__Problem statement__.
Lines containing the word "that" should be extracted in full.

-- start Input rows --

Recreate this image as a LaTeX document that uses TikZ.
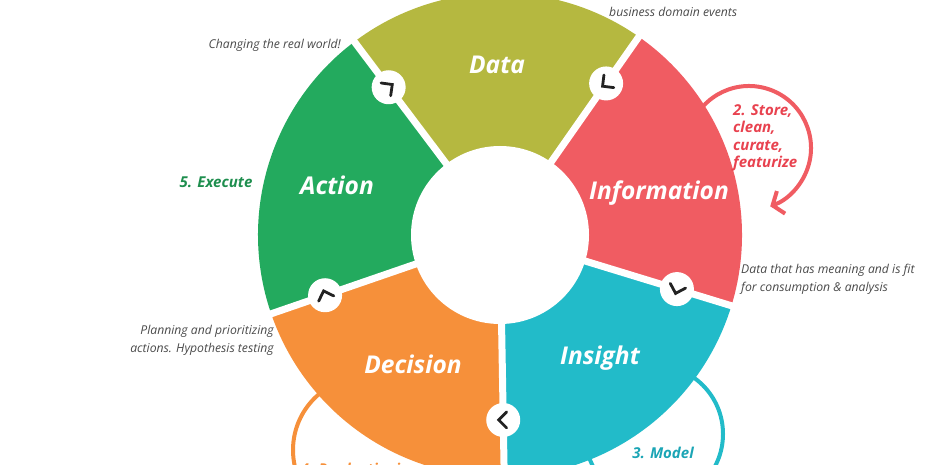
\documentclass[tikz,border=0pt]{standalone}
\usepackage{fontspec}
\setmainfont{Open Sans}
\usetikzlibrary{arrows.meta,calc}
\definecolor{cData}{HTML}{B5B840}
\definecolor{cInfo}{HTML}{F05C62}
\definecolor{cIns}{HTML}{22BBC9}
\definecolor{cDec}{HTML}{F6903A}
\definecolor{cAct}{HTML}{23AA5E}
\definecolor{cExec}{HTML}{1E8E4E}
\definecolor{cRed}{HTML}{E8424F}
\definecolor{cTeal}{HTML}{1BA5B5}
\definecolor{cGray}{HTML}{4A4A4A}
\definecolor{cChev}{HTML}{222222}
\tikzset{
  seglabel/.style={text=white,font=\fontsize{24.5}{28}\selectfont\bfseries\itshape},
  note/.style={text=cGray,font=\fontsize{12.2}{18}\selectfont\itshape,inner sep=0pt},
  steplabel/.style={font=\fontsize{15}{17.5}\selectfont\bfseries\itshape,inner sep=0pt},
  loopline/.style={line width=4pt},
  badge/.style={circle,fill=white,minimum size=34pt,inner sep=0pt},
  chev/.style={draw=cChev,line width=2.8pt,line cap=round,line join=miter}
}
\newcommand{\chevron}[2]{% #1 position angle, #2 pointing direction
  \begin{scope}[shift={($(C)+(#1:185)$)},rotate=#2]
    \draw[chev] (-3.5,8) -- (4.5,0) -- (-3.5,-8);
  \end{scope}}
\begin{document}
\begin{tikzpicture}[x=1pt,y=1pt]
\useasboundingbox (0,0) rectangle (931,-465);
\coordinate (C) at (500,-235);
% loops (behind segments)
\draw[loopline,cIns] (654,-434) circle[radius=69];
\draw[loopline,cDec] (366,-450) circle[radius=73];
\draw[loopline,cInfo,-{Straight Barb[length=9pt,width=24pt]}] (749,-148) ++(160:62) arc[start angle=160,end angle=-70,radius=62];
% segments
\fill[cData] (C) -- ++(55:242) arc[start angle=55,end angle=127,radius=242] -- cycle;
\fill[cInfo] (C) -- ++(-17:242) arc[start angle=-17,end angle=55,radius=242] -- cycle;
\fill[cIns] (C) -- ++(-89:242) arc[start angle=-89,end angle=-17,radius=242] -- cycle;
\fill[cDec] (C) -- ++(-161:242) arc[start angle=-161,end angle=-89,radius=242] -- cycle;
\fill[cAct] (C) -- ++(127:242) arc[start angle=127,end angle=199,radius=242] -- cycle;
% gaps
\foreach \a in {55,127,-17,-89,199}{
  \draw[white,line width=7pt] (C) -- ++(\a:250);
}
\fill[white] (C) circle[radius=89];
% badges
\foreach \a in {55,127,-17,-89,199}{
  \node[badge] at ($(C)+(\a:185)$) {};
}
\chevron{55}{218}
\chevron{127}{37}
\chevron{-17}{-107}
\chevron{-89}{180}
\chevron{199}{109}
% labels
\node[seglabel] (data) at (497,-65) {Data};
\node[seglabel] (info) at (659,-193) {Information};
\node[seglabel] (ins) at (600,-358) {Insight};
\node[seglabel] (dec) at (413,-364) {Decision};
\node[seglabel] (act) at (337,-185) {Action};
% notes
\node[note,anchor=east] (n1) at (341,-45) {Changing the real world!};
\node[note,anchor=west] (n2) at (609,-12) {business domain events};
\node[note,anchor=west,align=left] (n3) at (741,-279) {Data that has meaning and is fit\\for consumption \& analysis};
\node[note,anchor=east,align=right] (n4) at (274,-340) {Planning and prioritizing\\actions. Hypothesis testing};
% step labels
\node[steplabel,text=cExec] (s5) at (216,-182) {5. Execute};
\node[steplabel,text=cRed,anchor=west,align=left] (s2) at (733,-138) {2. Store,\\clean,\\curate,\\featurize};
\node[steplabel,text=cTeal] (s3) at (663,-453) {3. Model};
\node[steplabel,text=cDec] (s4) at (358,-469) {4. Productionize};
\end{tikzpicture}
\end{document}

-- end Input rows --
-- start Input rows --

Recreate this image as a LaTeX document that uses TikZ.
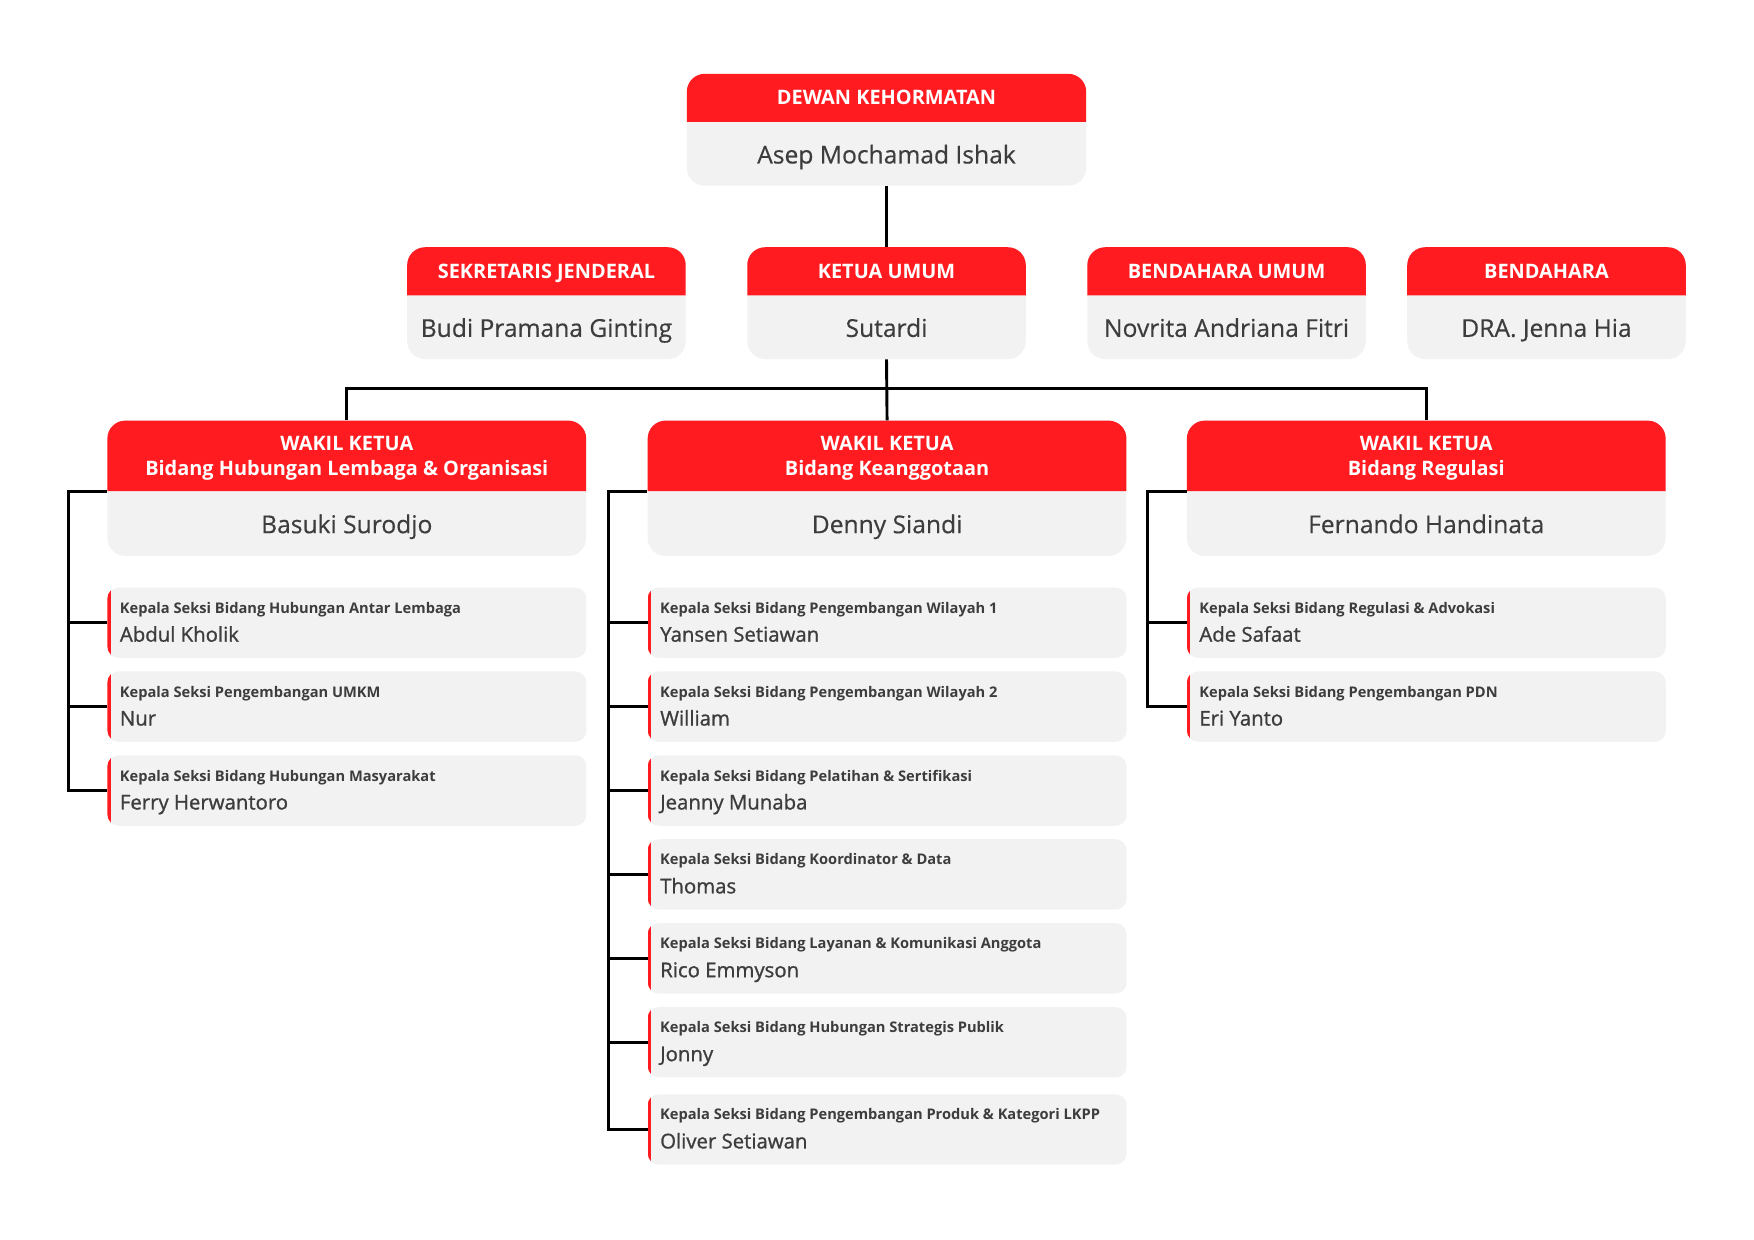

-- end Input rows --
-- start Input rows --

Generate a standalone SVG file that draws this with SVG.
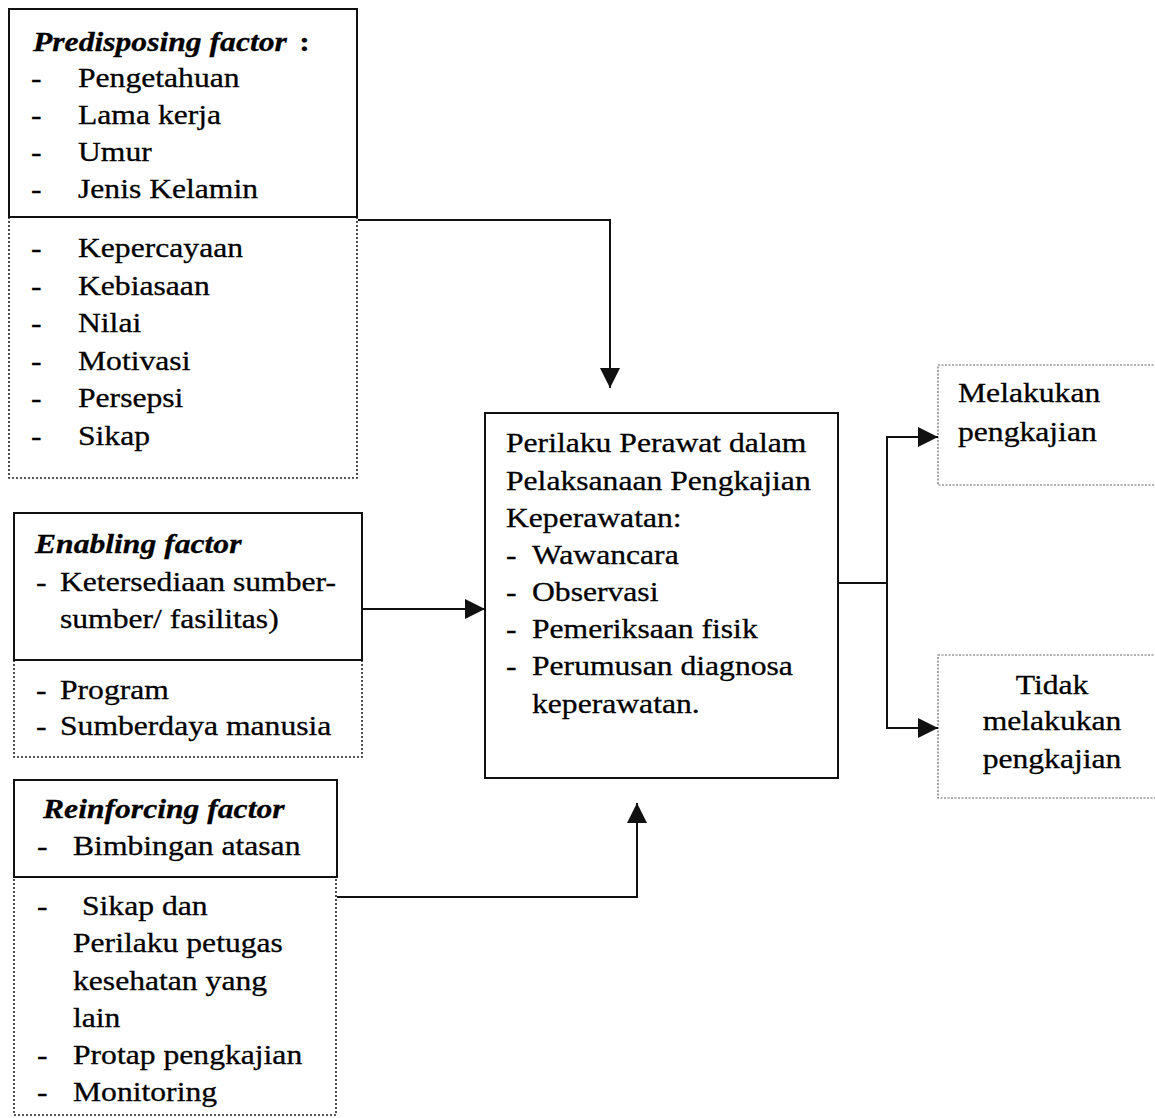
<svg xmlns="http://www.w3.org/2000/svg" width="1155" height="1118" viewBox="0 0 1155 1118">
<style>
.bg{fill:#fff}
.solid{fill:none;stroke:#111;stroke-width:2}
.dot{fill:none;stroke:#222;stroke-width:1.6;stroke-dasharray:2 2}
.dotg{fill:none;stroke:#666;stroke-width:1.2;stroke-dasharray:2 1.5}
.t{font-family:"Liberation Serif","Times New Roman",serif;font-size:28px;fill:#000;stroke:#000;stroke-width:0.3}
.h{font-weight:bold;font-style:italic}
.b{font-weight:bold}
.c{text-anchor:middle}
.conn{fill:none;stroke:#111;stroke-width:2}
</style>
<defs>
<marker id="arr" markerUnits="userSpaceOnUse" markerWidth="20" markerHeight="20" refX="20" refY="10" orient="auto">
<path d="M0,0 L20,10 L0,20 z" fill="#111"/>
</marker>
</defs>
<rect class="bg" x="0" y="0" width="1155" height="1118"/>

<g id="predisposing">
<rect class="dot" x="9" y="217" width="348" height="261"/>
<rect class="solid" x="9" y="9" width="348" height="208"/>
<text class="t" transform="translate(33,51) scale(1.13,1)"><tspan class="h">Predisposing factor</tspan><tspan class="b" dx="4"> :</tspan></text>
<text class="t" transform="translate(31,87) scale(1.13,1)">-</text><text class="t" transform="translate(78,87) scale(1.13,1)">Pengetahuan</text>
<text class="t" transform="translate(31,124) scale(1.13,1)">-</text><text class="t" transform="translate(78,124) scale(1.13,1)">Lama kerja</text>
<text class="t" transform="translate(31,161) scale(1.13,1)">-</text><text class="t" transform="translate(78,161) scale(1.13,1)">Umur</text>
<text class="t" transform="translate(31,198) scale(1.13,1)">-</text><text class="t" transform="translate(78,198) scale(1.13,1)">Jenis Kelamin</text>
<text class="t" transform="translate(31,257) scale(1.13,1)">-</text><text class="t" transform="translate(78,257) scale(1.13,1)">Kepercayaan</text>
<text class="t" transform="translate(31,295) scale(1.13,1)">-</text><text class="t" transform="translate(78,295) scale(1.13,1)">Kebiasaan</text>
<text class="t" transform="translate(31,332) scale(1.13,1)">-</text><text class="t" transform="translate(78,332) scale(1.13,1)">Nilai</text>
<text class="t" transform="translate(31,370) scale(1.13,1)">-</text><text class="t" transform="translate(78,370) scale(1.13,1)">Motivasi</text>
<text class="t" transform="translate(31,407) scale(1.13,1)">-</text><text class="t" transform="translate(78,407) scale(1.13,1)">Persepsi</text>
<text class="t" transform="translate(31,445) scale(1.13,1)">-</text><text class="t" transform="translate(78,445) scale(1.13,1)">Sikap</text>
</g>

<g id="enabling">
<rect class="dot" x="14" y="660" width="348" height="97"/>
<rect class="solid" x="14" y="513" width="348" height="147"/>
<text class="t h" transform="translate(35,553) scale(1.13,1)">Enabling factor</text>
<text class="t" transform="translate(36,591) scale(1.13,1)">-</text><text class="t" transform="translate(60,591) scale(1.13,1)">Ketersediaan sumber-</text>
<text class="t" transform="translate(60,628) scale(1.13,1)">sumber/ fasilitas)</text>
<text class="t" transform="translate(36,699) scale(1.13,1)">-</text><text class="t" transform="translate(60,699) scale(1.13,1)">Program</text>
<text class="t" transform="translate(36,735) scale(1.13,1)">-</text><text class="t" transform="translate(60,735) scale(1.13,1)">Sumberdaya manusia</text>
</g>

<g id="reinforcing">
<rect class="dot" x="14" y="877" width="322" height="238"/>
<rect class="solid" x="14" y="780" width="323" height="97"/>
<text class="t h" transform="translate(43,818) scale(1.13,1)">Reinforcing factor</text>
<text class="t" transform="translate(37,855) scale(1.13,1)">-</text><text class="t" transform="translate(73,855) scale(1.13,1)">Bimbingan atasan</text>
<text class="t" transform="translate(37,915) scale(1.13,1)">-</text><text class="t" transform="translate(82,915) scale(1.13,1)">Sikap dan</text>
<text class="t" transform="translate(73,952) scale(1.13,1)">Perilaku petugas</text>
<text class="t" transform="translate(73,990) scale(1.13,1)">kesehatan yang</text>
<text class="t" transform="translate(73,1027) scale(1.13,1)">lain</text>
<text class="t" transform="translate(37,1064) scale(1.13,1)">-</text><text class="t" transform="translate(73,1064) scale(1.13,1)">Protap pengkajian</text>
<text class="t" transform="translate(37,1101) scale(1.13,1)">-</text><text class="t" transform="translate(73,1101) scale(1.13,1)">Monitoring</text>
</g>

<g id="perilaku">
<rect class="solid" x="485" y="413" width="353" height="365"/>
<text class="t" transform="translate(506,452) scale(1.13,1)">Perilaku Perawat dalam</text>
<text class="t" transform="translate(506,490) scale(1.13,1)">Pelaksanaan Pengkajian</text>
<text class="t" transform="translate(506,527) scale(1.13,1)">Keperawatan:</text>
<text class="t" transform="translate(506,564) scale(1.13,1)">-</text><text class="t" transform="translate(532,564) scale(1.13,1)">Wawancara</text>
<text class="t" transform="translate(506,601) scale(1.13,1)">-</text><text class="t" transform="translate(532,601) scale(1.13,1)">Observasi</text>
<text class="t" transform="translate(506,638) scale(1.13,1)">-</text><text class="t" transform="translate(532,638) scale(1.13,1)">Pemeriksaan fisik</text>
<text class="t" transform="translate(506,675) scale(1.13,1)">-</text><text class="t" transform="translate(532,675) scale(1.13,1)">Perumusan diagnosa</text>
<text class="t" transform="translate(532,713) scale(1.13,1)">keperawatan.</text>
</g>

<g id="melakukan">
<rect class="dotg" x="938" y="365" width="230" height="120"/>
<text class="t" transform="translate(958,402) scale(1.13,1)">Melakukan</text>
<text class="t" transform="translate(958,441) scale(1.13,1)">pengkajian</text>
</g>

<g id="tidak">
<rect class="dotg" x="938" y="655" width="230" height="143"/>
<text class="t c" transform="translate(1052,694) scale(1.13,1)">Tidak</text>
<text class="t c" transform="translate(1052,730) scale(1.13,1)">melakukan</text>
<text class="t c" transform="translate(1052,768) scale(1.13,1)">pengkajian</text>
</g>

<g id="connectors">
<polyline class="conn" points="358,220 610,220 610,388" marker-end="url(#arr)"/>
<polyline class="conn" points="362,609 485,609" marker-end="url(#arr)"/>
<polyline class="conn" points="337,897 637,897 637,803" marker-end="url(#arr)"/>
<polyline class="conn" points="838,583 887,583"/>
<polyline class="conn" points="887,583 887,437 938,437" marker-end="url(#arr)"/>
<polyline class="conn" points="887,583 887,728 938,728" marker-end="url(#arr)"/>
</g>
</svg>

-- end Input rows --

__Exercise result__.
Recreate this image as a LaTeX document that uses TikZ.
\node[note,anchor=west,align=left] (n3) at (741,-279) {Data that has meaning and is fit\\for consumption \& analysis};
Recreate this image as a LaTeX document that uses TikZ.
Generate a standalone SVG file that draws this with SVG.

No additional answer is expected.